## SUPPLIED DATA
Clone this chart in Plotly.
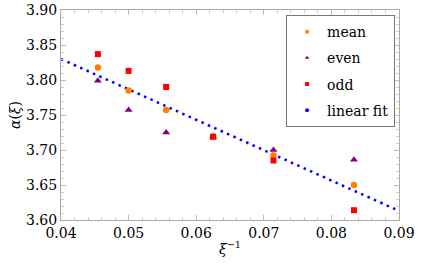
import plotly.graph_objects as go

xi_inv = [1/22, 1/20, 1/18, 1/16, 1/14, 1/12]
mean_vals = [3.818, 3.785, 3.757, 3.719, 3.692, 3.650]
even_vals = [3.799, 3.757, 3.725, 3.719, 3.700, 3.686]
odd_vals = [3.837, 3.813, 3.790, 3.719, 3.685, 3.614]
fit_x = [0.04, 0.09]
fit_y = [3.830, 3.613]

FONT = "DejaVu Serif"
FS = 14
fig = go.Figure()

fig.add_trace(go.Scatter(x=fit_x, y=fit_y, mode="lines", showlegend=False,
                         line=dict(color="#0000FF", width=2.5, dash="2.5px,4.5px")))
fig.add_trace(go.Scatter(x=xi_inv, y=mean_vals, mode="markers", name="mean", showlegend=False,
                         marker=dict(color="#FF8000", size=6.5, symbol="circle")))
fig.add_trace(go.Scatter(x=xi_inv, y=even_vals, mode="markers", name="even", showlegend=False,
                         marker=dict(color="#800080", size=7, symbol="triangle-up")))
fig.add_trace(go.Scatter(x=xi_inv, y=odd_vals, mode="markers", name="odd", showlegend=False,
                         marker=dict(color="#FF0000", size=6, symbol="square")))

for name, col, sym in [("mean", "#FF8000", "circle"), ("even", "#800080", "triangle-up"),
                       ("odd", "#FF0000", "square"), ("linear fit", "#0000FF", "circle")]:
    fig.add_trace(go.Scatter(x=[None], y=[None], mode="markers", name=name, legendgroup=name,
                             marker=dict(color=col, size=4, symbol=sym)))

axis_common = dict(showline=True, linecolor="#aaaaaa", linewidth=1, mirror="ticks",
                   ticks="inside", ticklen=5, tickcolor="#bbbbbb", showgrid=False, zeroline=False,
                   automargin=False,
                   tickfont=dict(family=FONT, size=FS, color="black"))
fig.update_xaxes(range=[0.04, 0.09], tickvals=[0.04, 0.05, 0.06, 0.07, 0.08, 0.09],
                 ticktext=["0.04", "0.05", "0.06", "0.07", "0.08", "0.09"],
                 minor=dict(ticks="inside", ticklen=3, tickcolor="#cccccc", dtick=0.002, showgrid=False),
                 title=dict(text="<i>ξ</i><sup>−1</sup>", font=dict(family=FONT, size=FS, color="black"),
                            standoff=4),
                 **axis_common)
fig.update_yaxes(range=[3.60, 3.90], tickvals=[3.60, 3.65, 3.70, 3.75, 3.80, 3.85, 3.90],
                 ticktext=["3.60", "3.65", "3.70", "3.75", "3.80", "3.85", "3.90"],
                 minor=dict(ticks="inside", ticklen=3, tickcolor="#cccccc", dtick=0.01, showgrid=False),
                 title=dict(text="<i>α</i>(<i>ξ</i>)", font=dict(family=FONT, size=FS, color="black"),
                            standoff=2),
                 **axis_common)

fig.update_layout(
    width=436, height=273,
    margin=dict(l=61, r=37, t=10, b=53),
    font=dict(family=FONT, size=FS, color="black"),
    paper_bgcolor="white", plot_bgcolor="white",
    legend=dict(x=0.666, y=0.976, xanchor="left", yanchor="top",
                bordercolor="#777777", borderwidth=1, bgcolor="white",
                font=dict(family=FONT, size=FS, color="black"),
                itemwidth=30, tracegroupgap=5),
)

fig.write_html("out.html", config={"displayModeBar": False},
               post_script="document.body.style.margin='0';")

## WRITTEN PROBLEM
Write out exactly the lines between the start of the data and the line with "fig = go.Figure()", including both, but none of the pictures.

## THE REPLY
Clone this chart in Plotly.
import plotly.graph_objects as go

xi_inv = [1/22, 1/20, 1/18, 1/16, 1/14, 1/12]
mean_vals = [3.818, 3.785, 3.757, 3.719, 3.692, 3.650]
even_vals = [3.799, 3.757, 3.725, 3.719, 3.700, 3.686]
odd_vals = [3.837, 3.813, 3.790, 3.719, 3.685, 3.614]
fit_x = [0.04, 0.09]
fit_y = [3.830, 3.613]

FONT = "DejaVu Serif"
FS = 14
fig = go.Figure()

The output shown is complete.